> _Records to process_
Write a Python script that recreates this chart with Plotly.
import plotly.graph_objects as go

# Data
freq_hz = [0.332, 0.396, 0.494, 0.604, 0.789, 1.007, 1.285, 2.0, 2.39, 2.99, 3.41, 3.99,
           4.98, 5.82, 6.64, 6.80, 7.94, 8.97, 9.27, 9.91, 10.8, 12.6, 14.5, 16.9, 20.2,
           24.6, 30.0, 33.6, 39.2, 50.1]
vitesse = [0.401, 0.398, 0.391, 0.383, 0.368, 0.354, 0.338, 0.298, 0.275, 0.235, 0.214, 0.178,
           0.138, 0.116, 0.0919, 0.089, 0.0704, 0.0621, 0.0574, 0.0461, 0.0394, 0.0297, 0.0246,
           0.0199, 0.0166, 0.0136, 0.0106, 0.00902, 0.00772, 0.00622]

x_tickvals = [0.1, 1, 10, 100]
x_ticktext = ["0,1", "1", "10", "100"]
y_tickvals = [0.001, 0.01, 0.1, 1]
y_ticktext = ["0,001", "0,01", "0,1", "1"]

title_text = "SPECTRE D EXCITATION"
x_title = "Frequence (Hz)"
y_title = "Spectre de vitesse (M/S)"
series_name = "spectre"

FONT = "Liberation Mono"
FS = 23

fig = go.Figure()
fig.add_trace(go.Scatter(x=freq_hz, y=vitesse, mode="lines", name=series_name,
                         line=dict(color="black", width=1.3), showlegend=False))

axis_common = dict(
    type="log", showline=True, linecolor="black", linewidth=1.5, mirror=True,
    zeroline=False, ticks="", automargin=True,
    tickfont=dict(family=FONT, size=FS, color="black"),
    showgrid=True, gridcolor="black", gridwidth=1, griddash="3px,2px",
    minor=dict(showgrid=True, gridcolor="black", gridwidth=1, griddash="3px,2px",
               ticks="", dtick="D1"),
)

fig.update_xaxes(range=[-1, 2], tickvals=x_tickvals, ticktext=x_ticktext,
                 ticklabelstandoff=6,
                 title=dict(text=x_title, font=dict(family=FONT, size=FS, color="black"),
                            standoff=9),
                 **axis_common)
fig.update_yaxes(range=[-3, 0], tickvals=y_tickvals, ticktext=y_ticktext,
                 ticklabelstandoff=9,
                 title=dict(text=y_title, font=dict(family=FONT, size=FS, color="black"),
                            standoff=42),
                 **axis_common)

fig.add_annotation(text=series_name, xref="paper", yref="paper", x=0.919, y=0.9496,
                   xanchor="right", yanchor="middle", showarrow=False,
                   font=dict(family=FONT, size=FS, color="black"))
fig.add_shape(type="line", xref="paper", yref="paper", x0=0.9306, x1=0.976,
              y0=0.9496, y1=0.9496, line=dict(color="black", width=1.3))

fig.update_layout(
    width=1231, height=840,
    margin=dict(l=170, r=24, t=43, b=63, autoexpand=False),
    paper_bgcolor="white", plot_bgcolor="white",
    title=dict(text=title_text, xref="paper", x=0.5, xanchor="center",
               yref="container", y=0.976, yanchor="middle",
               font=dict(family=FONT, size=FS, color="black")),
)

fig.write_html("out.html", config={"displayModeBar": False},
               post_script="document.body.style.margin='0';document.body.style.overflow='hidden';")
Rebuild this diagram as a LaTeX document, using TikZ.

> _What you will do_
Extract each entry in full and write it down exactly.

> _Expected output_
Write a Python script that recreates this chart with Plotly.
import plotly.graph_objects as go

# Data
freq_hz = [0.332, 0.396, 0.494, 0.604, 0.789, 1.007, 1.285, 2.0, 2.39, 2.99, 3.41, 3.99,
           4.98, 5.82, 6.64, 6.80, 7.94, 8.97, 9.27, 9.91, 10.8, 12.6, 14.5, 16.9, 20.2,
           24.6, 30.0, 33.6, 39.2, 50.1]
vitesse = [0.401, 0.398, 0.391, 0.383, 0.368, 0.354, 0.338, 0.298, 0.275, 0.235, 0.214, 0.178,
           0.138, 0.116, 0.0919, 0.089, 0.0704, 0.0621, 0.0574, 0.0461, 0.0394, 0.0297, 0.0246,
           0.0199, 0.0166, 0.0136, 0.0106, 0.00902, 0.00772, 0.00622]

x_tickvals = [0.1, 1, 10, 100]
x_ticktext = ["0,1", "1", "10", "100"]
y_tickvals = [0.001, 0.01, 0.1, 1]
y_ticktext = ["0,001", "0,01", "0,1", "1"]

title_text = "SPECTRE D EXCITATION"
x_title = "Frequence (Hz)"
y_title = "Spectre de vitesse (M/S)"
series_name = "spectre"

FONT = "Liberation Mono"
FS = 23

fig = go.Figure()
fig.add_trace(go.Scatter(x=freq_hz, y=vitesse, mode="lines", name=series_name,
                         line=dict(color="black", width=1.3), showlegend=False))

axis_common = dict(
    type="log", showline=True, linecolor="black", linewidth=1.5, mirror=True,
    zeroline=False, ticks="", automargin=True,
    tickfont=dict(family=FONT, size=FS, color="black"),
    showgrid=True, gridcolor="black", gridwidth=1, griddash="3px,2px",
    minor=dict(showgrid=True, gridcolor="black", gridwidth=1, griddash="3px,2px",
               ticks="", dtick="D1"),
)

fig.update_xaxes(range=[-1, 2], tickvals=x_tickvals, ticktext=x_ticktext,
                 ticklabelstandoff=6,
                 title=dict(text=x_title, font=dict(family=FONT, size=FS, color="black"),
                            standoff=9),
                 **axis_common)
fig.update_yaxes(range=[-3, 0], tickvals=y_tickvals, ticktext=y_ticktext,
                 ticklabelstandoff=9,
                 title=dict(text=y_title, font=dict(family=FONT, size=FS, color="black"),
                            standoff=42),
                 **axis_common)

fig.add_annotation(text=series_name, xref="paper", yref="paper", x=0.919, y=0.9496,
                   xanchor="right", yanchor="middle", showarrow=False,
                   font=dict(family=FONT, size=FS, color="black"))
fig.add_shape(type="line", xref="paper", yref="paper", x0=0.9306, x1=0.976,
              y0=0.9496, y1=0.9496, line=dict(color="black", width=1.3))

fig.update_layout(
    width=1231, height=840,
    margin=dict(l=170, r=24, t=43, b=63, autoexpand=False),
    paper_bgcolor="white", plot_bgcolor="white",
    title=dict(text=title_text, xref="paper", x=0.5, xanchor="center",
               yref="container", y=0.976, yanchor="middle",
               font=dict(family=FONT, size=FS, color="black")),
)

fig.write_html("out.html", config={"displayModeBar": False},
               post_script="document.body.style.margin='0';document.body.style.overflow='hidden';")
Rebuild this diagram as a LaTeX document, using TikZ.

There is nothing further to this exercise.